His preparation this year was a bit different than usual: a two-day trip to rainy Finland, not exactly a tennis mecca, for one of the most extravagant, eccentric retirement parties in the sport’s history.
The man of honor was Jarkko Nieminen, age 34, older than Federer by two weeks and the most accomplished Finnish player ever. Nieminen, a recent father, played his last professional tournament in Stockholm last month. He and Federer have been friends since they first met as 14-year-olds. When Nieminen decided his time on the tour was up, he presented Federer with an idea.
“I thought, ‘OK, what’s the biggest way to finish?’” Nieminen said. “Of course to get the best player ever to come to my home, Finland.”
And so it was that Federer—father of four, winner of a record 17 Grand Slam singles titles and still No. 3 in the world—flew from Paris, where he played last week, to Finland for the first time during a chilly, wet month that the locals love to grumble about.
“People are like, ‘I’m sorry you have to be here in November,’ but it’s fine,” Federer said. “I’ll have to come back with the family.”
Federer has traveled extensively during his career but still loves it, especially when he visits a new place. Earlier this year, he played a tournament in Turkey. He has played exhibitions in South America, India and other parts of Asia. His chief motive, he said, is inspiration.
“To add that twist of fun and magic and freshness to everything besides the serious professional tour—I’ve played for 17 years—for me it seems like a great combination,” Federer said. “This is going to give me energy for the next few days and maybe the right inspiration I need for the World Tour Finals.”

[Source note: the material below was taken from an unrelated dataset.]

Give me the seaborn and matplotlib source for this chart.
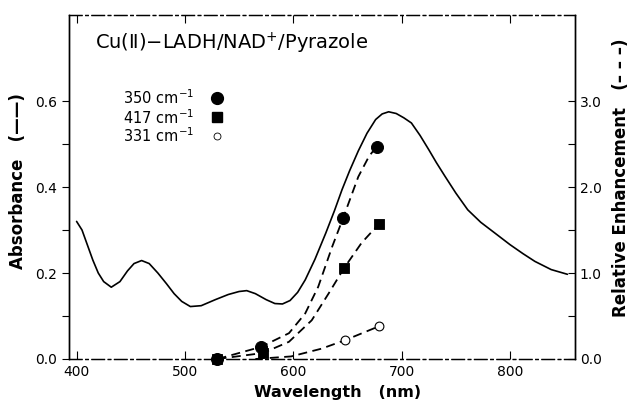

No tennis player attracts as many fans from as many places as Federer (12,500 tickets to Nieminen’s retirement sold out in two hours). Nonetheless, Nieminen didn’t want to take any chances with his big night.
“Tennis is popular in Finland, but it’s not ice hockey,” Nieminen said. “I was a little bit afraid how it would go.” So Nieminen did what any good Finn would do: He invited two retired NHL stars—Finland’s Teemu Selänne and Sweden’s Peter Forsberg, tennis lovers both—to play doubles with the pros. There was a heavy metal band. And giant chocolate bars for the participants. T-Shirts for the event, dubbed “The Final Night,” were on sale for about $27 (profits from the evening benefited the Helsinki tennis academy Nieminen helped to start three years ago). Nieminen himself received a Jura coffee machine that looked like it weighed as much as a Finnish cruise-ship anchor.
“In Finland, we aren’t used to doing things this big,” Selänne said.
The fans, not surprisingly, were quite excited about a visit from Federer. When he was introduced as the greatest player who ever lived, the response in Hartwall Arena, Finland’s largest indoor stadium, was more roar than cheer.
“It’s crazy and it’s cool that it’s that way,” Federer said. “It makes you want to stay on tour, it makes you want to play, it makes you want to practice hard, it makes you want to put on a great show.”
Nieminen won two singles titles in his career and earned almost $8 million in prize money. He once reached No. 13 in the professional rankings, the highest spot in history for a Finn.
“My dream was to go to Wimbledon as a spectator once,” he said.
Nieminen watched in awe as his friend piled up Grand Slam titles. Nieminen lost all 15 of his matches against Federer, winning just one set. Federer, he said, is still like the kid he remembers.
“He’s still the same Roger, still has the same sense of humor, still very down to Earth,” Nieminen said.
Federer, who played in two major finals this year, said his friend’s retirement won’t make him think about his own. “I’m totally relaxed about it,” he said. “The love is still very much there and we’ll see where the journey takes me.”
In the first match of the evening, Nieminen and Selänne beat Federer and Forsberg in a set of doubles. Music followed, and then Federer and Nieminen returned for a fast-paced singles match played on a hard court set on top of wood that covered the arena’s ice. Satu Karhapää-Puhakka, who lives about 270 miles away in Joensuu, came with her husband and two children. They watched from the last row.
“These were the last places with four seats together,” she said. “This is the first time for me to see Federer play. It’s great.”
Federer won the match 7-6(4), 7-6(7), said his thanks and left Nieminen to stand in the spotlight. Nieminen looked up as a montage of his life played on the video screen. A young Nieminen hitting balls. Holding trophies. Wearing the uniform from his compulsory military service. Plucking a blade of grass from Wimbledon’s Centre Court.
Nieminen wiped away a tear but the sadness passed quickly. Then it was time for a beloved Finnish pastime: headbanging.
Nieminen ran a lap of the court, swept his long, blond hair over his face, stepped onto the courtside stage and rocked out to the music of Apocalyptica, a heavy metal band featuring three classically trained cellists.
“That was amazing,” Federer said. “That’s the way to go out.”